- Given problem
Return all of the data exactly as written, without the pictures.

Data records
>> begin
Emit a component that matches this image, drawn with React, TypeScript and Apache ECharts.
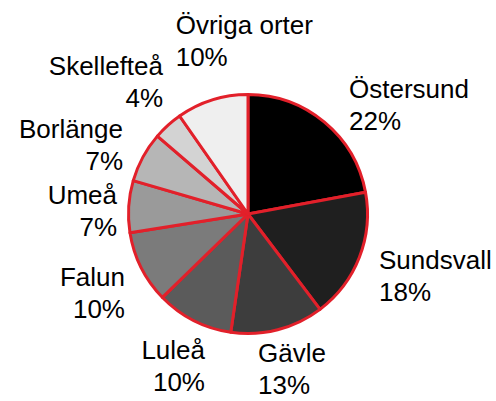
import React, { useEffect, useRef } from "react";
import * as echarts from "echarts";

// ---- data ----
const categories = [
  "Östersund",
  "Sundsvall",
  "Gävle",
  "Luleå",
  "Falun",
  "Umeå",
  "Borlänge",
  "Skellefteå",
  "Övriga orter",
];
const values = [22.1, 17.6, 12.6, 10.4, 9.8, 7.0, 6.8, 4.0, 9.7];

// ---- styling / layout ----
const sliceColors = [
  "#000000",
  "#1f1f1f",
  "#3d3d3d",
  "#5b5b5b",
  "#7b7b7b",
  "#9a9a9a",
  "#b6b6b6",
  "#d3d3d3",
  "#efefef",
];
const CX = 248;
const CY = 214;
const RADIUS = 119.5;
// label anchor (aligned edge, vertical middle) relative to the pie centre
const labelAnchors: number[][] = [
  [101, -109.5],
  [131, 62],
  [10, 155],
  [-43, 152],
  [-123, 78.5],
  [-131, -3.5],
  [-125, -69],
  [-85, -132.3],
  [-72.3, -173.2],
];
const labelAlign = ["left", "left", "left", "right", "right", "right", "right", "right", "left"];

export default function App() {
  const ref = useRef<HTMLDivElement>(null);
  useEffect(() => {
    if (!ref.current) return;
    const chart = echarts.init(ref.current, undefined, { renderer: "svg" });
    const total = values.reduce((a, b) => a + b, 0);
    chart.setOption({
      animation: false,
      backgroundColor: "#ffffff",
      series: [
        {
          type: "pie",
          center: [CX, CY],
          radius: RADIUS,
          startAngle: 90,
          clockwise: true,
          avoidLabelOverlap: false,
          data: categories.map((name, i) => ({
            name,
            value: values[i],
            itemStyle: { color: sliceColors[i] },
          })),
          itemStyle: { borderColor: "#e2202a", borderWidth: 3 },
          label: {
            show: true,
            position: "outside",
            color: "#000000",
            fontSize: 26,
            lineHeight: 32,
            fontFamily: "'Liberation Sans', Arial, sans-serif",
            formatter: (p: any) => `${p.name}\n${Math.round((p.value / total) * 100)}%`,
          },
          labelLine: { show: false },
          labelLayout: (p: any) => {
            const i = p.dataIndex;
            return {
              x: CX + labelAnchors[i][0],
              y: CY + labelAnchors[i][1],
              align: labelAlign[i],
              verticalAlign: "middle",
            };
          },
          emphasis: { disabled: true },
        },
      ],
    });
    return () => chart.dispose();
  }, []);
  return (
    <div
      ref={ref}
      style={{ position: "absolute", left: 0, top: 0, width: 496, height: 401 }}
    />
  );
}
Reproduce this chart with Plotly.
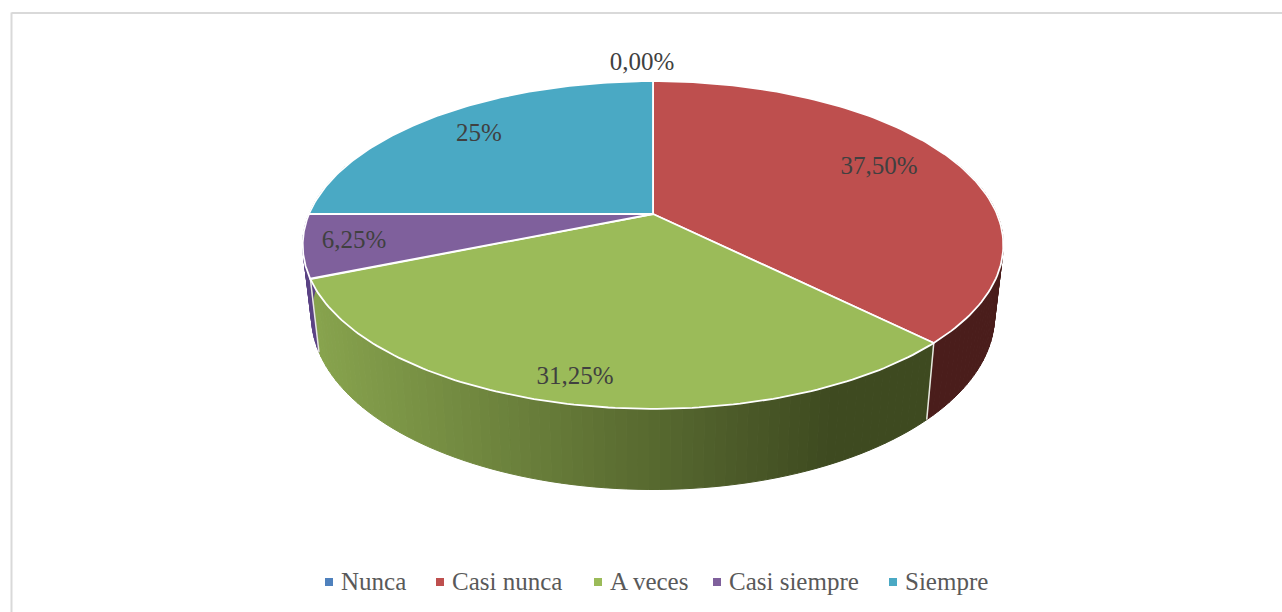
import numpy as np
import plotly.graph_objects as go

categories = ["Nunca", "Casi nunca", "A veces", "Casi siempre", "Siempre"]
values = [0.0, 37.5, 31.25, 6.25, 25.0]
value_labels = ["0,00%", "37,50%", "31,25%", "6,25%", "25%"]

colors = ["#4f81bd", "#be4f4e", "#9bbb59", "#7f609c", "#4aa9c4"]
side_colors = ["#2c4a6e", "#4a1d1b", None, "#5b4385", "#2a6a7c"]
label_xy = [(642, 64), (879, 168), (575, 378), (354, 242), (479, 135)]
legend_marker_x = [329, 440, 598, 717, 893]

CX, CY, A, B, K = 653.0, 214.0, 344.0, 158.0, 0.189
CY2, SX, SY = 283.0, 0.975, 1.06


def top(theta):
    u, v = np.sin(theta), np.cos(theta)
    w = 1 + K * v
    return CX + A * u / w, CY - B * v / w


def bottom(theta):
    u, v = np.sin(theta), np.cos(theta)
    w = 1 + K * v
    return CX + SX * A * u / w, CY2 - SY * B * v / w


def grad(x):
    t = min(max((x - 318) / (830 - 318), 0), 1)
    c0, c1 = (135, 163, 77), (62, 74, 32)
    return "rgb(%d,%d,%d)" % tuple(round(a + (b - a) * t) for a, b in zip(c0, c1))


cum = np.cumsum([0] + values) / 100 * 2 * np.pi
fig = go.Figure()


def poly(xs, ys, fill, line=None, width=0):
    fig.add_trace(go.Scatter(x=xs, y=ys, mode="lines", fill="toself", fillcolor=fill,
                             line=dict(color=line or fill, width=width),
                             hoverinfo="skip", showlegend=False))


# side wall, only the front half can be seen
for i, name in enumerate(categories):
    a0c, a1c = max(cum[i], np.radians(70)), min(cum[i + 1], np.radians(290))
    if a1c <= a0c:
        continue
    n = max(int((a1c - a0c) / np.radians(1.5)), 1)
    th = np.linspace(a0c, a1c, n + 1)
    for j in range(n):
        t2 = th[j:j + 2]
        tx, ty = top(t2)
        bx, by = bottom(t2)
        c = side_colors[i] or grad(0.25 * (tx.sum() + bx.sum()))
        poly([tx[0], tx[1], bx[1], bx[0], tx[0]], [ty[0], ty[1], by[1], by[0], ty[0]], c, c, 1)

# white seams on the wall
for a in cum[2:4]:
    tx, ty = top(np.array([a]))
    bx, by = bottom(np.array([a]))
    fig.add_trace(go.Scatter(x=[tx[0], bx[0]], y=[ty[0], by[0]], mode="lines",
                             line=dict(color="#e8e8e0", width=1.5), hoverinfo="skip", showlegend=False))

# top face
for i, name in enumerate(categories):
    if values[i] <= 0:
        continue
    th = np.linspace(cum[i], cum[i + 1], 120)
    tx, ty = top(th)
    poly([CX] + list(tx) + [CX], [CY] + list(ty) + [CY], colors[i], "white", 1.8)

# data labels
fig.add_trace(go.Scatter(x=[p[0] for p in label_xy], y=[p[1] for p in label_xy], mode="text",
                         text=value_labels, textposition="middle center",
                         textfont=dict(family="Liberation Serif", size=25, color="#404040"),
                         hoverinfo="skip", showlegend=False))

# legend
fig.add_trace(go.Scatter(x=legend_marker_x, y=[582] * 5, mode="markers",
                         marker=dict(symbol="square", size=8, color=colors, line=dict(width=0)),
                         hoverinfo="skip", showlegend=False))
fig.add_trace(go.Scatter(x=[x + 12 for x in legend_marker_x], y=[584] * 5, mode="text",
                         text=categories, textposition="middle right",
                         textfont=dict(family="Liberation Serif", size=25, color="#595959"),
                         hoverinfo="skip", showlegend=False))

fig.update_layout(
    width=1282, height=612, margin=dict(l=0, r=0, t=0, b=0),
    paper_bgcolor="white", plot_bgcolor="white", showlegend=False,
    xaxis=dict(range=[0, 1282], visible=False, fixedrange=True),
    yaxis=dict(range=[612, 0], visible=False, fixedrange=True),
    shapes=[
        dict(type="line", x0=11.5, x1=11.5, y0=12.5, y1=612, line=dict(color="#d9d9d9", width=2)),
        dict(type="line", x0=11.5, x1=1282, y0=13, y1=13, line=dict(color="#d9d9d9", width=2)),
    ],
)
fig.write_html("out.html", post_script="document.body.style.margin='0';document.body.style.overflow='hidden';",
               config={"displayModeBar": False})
>> end
- Task response
Emit a component that matches this image, drawn with React, TypeScript and Apache ECharts.
import React, { useEffect, useRef } from "react";
import * as echarts from "echarts";

// ---- data ----
const categories = [
  "Östersund",
  "Sundsvall",
  "Gävle",
  "Luleå",
  "Falun",
  "Umeå",
  "Borlänge",
  "Skellefteå",
  "Övriga orter",
];
const values = [22.1, 17.6, 12.6, 10.4, 9.8, 7.0, 6.8, 4.0, 9.7];

// ---- styling / layout ----
const sliceColors = [
  "#000000",
  "#1f1f1f",
  "#3d3d3d",
  "#5b5b5b",
  "#7b7b7b",
  "#9a9a9a",
  "#b6b6b6",
  "#d3d3d3",
  "#efefef",
];
const CX = 248;
const CY = 214;
const RADIUS = 119.5;
// label anchor (aligned edge, vertical middle) relative to the pie centre
const labelAnchors: number[][] = [
  [101, -109.5],
  [131, 62],
  [10, 155],
  [-43, 152],
  [-123, 78.5],
  [-131, -3.5],
  [-125, -69],
  [-85, -132.3],
  [-72.3, -173.2],
];
const labelAlign = ["left", "left", "left", "right", "right", "right", "right", "right", "left"];

export default function App() {
  const ref = useRef<HTMLDivElement>(null);
  useEffect(() => {
    if (!ref.current) return;
    const chart = echarts.init(ref.current, undefined, { renderer: "svg" });
    const total = values.reduce((a, b) => a + b, 0);
    chart.setOption({
      animation: false,
      backgroundColor: "#ffffff",
      series: [
        {
          type: "pie",
          center: [CX, CY],
          radius: RADIUS,
          startAngle: 90,
          clockwise: true,
          avoidLabelOverlap: false,
          data: categories.map((name, i) => ({
            name,
            value: values[i],
            itemStyle: { color: sliceColors[i] },
          })),
          itemStyle: { borderColor: "#e2202a", borderWidth: 3 },
          label: {
            show: true,
            position: "outside",
            color: "#000000",
            fontSize: 26,
            lineHeight: 32,
            fontFamily: "'Liberation Sans', Arial, sans-serif",
            formatter: (p: any) => `${p.name}\n${Math.round((p.value / total) * 100)}%`,
          },
          labelLine: { show: false },
          labelLayout: (p: any) => {
            const i = p.dataIndex;
            return {
              x: CX + labelAnchors[i][0],
              y: CY + labelAnchors[i][1],
              align: labelAlign[i],
              verticalAlign: "middle",
            };
          },
          emphasis: { disabled: true },
        },
      ],
    });
    return () => chart.dispose();
  }, []);
  return (
    <div
      ref={ref}
      style={{ position: "absolute", left: 0, top: 0, width: 496, height: 401 }}
    />
  );
}
Reproduce this chart with Plotly.
import numpy as np
import plotly.graph_objects as go

categories = ["Nunca", "Casi nunca", "A veces", "Casi siempre", "Siempre"]
values = [0.0, 37.5, 31.25, 6.25, 25.0]
value_labels = ["0,00%", "37,50%", "31,25%", "6,25%", "25%"]

colors = ["#4f81bd", "#be4f4e", "#9bbb59", "#7f609c", "#4aa9c4"]
side_colors = ["#2c4a6e", "#4a1d1b", None, "#5b4385", "#2a6a7c"]
label_xy = [(642, 64), (879, 168), (575, 378), (354, 242), (479, 135)]
legend_marker_x = [329, 440, 598, 717, 893]

CX, CY, A, B, K = 653.0, 214.0, 344.0, 158.0, 0.189
CY2, SX, SY = 283.0, 0.975, 1.06


def top(theta):
    u, v = np.sin(theta), np.cos(theta)
    w = 1 + K * v
    return CX + A * u / w, CY - B * v / w


def bottom(theta):
    u, v = np.sin(theta), np.cos(theta)
    w = 1 + K * v
    return CX + SX * A * u / w, CY2 - SY * B * v / w


def grad(x):
    t = min(max((x - 318) / (830 - 318), 0), 1)
    c0, c1 = (135, 163, 77), (62, 74, 32)
    return "rgb(%d,%d,%d)" % tuple(round(a + (b - a) * t) for a, b in zip(c0, c1))


cum = np.cumsum([0] + values) / 100 * 2 * np.pi
fig = go.Figure()


def poly(xs, ys, fill, line=None, width=0):
    fig.add_trace(go.Scatter(x=xs, y=ys, mode="lines", fill="toself", fillcolor=fill,
                             line=dict(color=line or fill, width=width),
                             hoverinfo="skip", showlegend=False))


# side wall, only the front half can be seen
for i, name in enumerate(categories):
    a0c, a1c = max(cum[i], np.radians(70)), min(cum[i + 1], np.radians(290))
    if a1c <= a0c:
        continue
    n = max(int((a1c - a0c) / np.radians(1.5)), 1)
    th = np.linspace(a0c, a1c, n + 1)
    for j in range(n):
        t2 = th[j:j + 2]
        tx, ty = top(t2)
        bx, by = bottom(t2)
        c = side_colors[i] or grad(0.25 * (tx.sum() + bx.sum()))
        poly([tx[0], tx[1], bx[1], bx[0], tx[0]], [ty[0], ty[1], by[1], by[0], ty[0]], c, c, 1)

# white seams on the wall
for a in cum[2:4]:
    tx, ty = top(np.array([a]))
    bx, by = bottom(np.array([a]))
    fig.add_trace(go.Scatter(x=[tx[0], bx[0]], y=[ty[0], by[0]], mode="lines",
                             line=dict(color="#e8e8e0", width=1.5), hoverinfo="skip", showlegend=False))

# top face
for i, name in enumerate(categories):
    if values[i] <= 0:
        continue
    th = np.linspace(cum[i], cum[i + 1], 120)
    tx, ty = top(th)
    poly([CX] + list(tx) + [CX], [CY] + list(ty) + [CY], colors[i], "white", 1.8)

# data labels
fig.add_trace(go.Scatter(x=[p[0] for p in label_xy], y=[p[1] for p in label_xy], mode="text",
                         text=value_labels, textposition="middle center",
                         textfont=dict(family="Liberation Serif", size=25, color="#404040"),
                         hoverinfo="skip", showlegend=False))

# legend
fig.add_trace(go.Scatter(x=legend_marker_x, y=[582] * 5, mode="markers",
                         marker=dict(symbol="square", size=8, color=colors, line=dict(width=0)),
                         hoverinfo="skip", showlegend=False))
fig.add_trace(go.Scatter(x=[x + 12 for x in legend_marker_x], y=[584] * 5, mode="text",
                         text=categories, textposition="middle right",
                         textfont=dict(family="Liberation Serif", size=25, color="#595959"),
                         hoverinfo="skip", showlegend=False))

fig.update_layout(
    width=1282, height=612, margin=dict(l=0, r=0, t=0, b=0),
    paper_bgcolor="white", plot_bgcolor="white", showlegend=False,
    xaxis=dict(range=[0, 1282], visible=False, fixedrange=True),
    yaxis=dict(range=[612, 0], visible=False, fixedrange=True),
    shapes=[
        dict(type="line", x0=11.5, x1=11.5, y0=12.5, y1=612, line=dict(color="#d9d9d9", width=2)),
        dict(type="line", x0=11.5, x1=1282, y0=13, y1=13, line=dict(color="#d9d9d9", width=2)),
    ],
)
fig.write_html("out.html", post_script="document.body.style.margin='0';document.body.style.overflow='hidden';",
               config={"displayModeBar": False})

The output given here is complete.